#### [EXERCISE]
The data below should be printed in full, exactly, and without any of its images.

══════════════════════════════

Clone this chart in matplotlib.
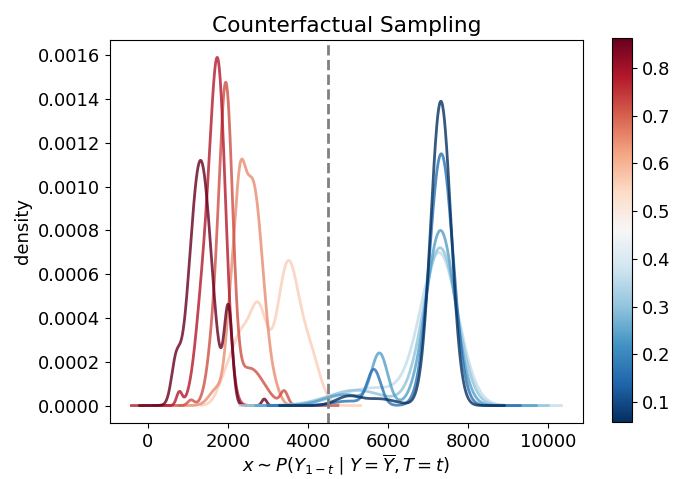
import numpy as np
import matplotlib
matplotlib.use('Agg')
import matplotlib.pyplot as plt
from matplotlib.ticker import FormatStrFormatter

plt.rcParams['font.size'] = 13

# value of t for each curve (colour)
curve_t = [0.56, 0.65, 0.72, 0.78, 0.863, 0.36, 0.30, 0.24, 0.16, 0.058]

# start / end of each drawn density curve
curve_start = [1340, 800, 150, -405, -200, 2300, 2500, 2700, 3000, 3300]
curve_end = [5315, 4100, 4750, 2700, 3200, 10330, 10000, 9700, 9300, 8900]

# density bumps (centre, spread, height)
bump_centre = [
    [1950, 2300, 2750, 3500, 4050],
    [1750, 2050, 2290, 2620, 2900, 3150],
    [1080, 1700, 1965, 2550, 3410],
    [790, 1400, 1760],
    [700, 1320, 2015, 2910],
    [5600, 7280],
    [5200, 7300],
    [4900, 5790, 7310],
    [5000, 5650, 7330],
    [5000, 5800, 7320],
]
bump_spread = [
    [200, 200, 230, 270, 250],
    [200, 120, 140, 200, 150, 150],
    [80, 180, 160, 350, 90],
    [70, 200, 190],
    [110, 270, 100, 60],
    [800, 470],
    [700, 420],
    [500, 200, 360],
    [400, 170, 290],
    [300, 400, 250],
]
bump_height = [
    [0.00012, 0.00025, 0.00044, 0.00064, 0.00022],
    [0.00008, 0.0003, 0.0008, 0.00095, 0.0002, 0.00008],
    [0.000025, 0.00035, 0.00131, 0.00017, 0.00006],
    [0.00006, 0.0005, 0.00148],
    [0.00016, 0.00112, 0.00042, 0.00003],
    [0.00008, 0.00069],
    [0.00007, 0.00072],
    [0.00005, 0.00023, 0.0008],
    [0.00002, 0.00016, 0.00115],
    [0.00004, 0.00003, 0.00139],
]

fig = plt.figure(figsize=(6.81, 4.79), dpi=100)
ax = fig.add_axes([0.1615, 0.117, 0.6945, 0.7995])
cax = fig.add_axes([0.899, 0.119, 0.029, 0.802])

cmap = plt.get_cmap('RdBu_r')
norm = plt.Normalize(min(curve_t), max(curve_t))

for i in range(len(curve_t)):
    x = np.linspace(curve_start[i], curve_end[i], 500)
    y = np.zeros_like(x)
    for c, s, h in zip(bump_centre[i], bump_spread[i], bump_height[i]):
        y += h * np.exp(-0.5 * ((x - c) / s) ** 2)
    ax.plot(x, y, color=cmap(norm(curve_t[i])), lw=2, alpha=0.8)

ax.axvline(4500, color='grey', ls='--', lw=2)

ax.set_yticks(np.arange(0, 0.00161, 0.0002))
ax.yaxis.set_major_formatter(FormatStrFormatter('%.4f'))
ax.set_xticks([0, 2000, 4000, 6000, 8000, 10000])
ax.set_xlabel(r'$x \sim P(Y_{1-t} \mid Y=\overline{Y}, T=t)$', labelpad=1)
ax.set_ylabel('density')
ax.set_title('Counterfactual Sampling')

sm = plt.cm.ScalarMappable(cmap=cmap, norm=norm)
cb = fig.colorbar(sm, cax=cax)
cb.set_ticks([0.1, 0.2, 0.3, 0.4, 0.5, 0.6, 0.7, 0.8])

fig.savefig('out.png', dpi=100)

══════════════════════════════

#### [SOLUTION TO THE PROBLEM]
Clone this chart in matplotlib.
import numpy as np
import matplotlib
matplotlib.use('Agg')
import matplotlib.pyplot as plt
from matplotlib.ticker import FormatStrFormatter

plt.rcParams['font.size'] = 13

# value of t for each curve (colour)
curve_t = [0.56, 0.65, 0.72, 0.78, 0.863, 0.36, 0.30, 0.24, 0.16, 0.058]

# start / end of each drawn density curve
curve_start = [1340, 800, 150, -405, -200, 2300, 2500, 2700, 3000, 3300]
curve_end = [5315, 4100, 4750, 2700, 3200, 10330, 10000, 9700, 9300, 8900]

# density bumps (centre, spread, height)
bump_centre = [
    [1950, 2300, 2750, 3500, 4050],
    [1750, 2050, 2290, 2620, 2900, 3150],
    [1080, 1700, 1965, 2550, 3410],
    [790, 1400, 1760],
    [700, 1320, 2015, 2910],
    [5600, 7280],
    [5200, 7300],
    [4900, 5790, 7310],
    [5000, 5650, 7330],
    [5000, 5800, 7320],
]
bump_spread = [
    [200, 200, 230, 270, 250],
    [200, 120, 140, 200, 150, 150],
    [80, 180, 160, 350, 90],
    [70, 200, 190],
    [110, 270, 100, 60],
    [800, 470],
    [700, 420],
    [500, 200, 360],
    [400, 170, 290],
    [300, 400, 250],
]
bump_height = [
    [0.00012, 0.00025, 0.00044, 0.00064, 0.00022],
    [0.00008, 0.0003, 0.0008, 0.00095, 0.0002, 0.00008],
    [0.000025, 0.00035, 0.00131, 0.00017, 0.00006],
    [0.00006, 0.0005, 0.00148],
    [0.00016, 0.00112, 0.00042, 0.00003],
    [0.00008, 0.00069],
    [0.00007, 0.00072],
    [0.00005, 0.00023, 0.0008],
    [0.00002, 0.00016, 0.00115],
    [0.00004, 0.00003, 0.00139],
]

fig = plt.figure(figsize=(6.81, 4.79), dpi=100)
ax = fig.add_axes([0.1615, 0.117, 0.6945, 0.7995])
cax = fig.add_axes([0.899, 0.119, 0.029, 0.802])

cmap = plt.get_cmap('RdBu_r')
norm = plt.Normalize(min(curve_t), max(curve_t))

for i in range(len(curve_t)):
    x = np.linspace(curve_start[i], curve_end[i], 500)
    y = np.zeros_like(x)
    for c, s, h in zip(bump_centre[i], bump_spread[i], bump_height[i]):
        y += h * np.exp(-0.5 * ((x - c) / s) ** 2)
    ax.plot(x, y, color=cmap(norm(curve_t[i])), lw=2, alpha=0.8)

ax.axvline(4500, color='grey', ls='--', lw=2)

ax.set_yticks(np.arange(0, 0.00161, 0.0002))
ax.yaxis.set_major_formatter(FormatStrFormatter('%.4f'))
ax.set_xticks([0, 2000, 4000, 6000, 8000, 10000])
ax.set_xlabel(r'$x \sim P(Y_{1-t} \mid Y=\overline{Y}, T=t)$', labelpad=1)
ax.set_ylabel('density')
ax.set_title('Counterfactual Sampling')

sm = plt.cm.ScalarMappable(cmap=cmap, norm=norm)
cb = fig.colorbar(sm, cax=cax)
cb.set_ticks([0.1, 0.2, 0.3, 0.4, 0.5, 0.6, 0.7, 0.8])

fig.savefig('out.png', dpi=100)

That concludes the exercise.